# CALLER ID DOESN'T WORK ON 211 or 622



## cato47 (Jul 21, 2006)

Hi folks:

Got a new Dish VIP 211 & VIP 622 installed and the caller ID won't work on either. A close friend just got a Dish 1000 installed and a 211 and his caller ID doesn't work either. The DishNetwork service guy that installed my new receivers couldn't get either receivers caller ID to work when he was at the house today 08/07/06. The tech said he had seen the problem before and a new receiver doesn't solve the problem. Anyone else having this same problem?

Thanks,

Rick


----------



## dsanbo (Nov 25, 2005)

cato47 said:


> Hi folks:
> 
> Got a new Dish VIP 211 & VIP 622 installed and the caller ID won't work on either.

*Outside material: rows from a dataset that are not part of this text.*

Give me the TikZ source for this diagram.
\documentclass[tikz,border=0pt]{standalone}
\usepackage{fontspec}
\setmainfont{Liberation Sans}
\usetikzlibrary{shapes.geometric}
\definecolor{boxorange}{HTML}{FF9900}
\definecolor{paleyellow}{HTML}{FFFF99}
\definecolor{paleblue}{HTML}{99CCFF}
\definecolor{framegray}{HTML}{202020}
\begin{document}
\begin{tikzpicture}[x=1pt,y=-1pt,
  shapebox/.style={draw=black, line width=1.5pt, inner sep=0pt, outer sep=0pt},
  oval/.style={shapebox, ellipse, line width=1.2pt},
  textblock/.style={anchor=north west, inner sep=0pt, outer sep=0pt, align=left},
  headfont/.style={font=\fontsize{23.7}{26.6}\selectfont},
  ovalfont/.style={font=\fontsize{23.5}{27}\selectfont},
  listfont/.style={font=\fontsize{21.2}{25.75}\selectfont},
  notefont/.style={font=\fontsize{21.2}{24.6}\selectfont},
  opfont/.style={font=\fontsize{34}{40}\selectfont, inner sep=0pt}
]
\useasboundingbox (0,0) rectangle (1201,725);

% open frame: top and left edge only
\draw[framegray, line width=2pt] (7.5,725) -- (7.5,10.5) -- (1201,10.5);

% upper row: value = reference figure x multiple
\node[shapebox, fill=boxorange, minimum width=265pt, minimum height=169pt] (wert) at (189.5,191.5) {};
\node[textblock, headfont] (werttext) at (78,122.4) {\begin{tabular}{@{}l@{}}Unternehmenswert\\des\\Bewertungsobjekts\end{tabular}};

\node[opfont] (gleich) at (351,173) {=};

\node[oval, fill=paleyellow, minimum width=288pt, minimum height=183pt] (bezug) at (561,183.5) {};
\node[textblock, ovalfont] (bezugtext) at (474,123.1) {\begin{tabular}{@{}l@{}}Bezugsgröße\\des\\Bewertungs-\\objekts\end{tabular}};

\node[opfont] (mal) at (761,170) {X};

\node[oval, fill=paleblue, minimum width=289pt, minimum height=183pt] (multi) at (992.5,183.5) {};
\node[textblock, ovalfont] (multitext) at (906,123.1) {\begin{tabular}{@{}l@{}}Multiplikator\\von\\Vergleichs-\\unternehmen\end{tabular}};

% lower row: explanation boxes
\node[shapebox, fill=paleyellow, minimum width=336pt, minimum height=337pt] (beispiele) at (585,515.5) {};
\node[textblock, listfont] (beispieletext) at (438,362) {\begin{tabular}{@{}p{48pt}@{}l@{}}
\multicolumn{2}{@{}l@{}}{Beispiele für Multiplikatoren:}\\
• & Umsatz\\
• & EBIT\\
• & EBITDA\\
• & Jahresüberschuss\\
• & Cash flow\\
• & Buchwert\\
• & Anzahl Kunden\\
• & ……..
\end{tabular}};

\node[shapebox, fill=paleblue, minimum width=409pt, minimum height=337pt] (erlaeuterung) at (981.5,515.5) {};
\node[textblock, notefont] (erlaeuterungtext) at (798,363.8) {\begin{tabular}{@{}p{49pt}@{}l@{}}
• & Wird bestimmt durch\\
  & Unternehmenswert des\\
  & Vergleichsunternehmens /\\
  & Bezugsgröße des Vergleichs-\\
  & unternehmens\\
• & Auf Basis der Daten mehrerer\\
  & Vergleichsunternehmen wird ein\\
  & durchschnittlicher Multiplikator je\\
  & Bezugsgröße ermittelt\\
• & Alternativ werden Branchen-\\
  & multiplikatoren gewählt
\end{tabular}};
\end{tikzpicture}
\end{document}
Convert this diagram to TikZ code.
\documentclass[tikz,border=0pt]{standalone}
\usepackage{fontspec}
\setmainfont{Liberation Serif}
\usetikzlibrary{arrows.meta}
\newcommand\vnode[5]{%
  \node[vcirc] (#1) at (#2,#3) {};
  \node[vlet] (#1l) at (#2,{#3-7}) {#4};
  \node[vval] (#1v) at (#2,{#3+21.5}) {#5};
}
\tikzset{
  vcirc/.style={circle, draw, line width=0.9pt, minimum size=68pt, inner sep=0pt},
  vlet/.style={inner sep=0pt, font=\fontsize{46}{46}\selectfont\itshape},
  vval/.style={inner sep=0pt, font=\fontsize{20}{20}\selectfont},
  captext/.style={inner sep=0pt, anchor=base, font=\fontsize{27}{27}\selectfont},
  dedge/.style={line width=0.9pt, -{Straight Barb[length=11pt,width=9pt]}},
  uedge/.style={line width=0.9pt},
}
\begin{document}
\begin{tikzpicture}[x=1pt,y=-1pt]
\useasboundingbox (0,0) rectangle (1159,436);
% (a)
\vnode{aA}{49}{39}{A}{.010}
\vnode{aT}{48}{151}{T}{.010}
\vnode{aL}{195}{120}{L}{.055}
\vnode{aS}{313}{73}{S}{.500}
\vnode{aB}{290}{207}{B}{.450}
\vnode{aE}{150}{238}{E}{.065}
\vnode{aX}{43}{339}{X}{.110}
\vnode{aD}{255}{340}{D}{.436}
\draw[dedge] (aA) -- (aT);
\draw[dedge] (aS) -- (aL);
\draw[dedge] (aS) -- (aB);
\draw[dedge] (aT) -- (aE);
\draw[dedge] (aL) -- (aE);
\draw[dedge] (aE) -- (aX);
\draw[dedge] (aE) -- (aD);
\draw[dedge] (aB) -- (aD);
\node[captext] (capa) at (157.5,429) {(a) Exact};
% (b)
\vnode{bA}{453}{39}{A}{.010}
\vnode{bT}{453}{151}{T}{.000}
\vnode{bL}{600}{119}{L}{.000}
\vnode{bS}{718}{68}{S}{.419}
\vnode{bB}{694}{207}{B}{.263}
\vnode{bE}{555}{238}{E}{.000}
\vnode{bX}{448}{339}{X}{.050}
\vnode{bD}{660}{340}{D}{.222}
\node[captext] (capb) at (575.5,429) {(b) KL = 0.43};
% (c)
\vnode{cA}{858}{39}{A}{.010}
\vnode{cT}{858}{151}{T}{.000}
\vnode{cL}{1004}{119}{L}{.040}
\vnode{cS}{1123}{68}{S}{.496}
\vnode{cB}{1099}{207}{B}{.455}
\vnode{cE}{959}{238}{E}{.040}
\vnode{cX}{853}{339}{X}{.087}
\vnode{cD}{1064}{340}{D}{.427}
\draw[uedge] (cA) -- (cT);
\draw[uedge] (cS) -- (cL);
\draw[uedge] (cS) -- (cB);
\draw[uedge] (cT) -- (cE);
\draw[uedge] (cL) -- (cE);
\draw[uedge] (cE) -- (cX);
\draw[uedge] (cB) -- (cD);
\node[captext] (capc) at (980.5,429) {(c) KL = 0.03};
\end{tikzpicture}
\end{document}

A close friend just got a Dish 1000 installed and a 211 and his caller ID doesn't work either. The DishNetwork service guy that installed my new receivers couldn't get either receivers caller ID to work when he was at the house today 08/07/06. The tech said he had seen the problem before and a new receiver doesn't solve the problem. Anyone else having this same problem?
> 
> ...


Same problem here with a 411....
The Caller ID function has worked....randomly...exactly TWICE in the 8 months I've had the receiver.....No rhyme or reason why...I've checked and re-checked my settings.....My D* H20 Caller ID functions flawlessly.....E* seems to have no clue as to why it doesn't work reliably....The rest of the 411 is fine, so I've elected to hang onto it, and not swap it out....afraid I might get more trouble with another unit.....:nono2:


----------



## Mikey (Oct 26, 2004)

We've been complaining about caller-id on the 211 since February. It always works when one son calls from San Diego, it never works when my daughter calls from Virginia, and it never works when my other son calls from his local cell phone. 

Of course, it's pretty far down on the list of necessary features for an HD receiver, but we'd still like for the caller-id to work as well as it does on the 811.


----------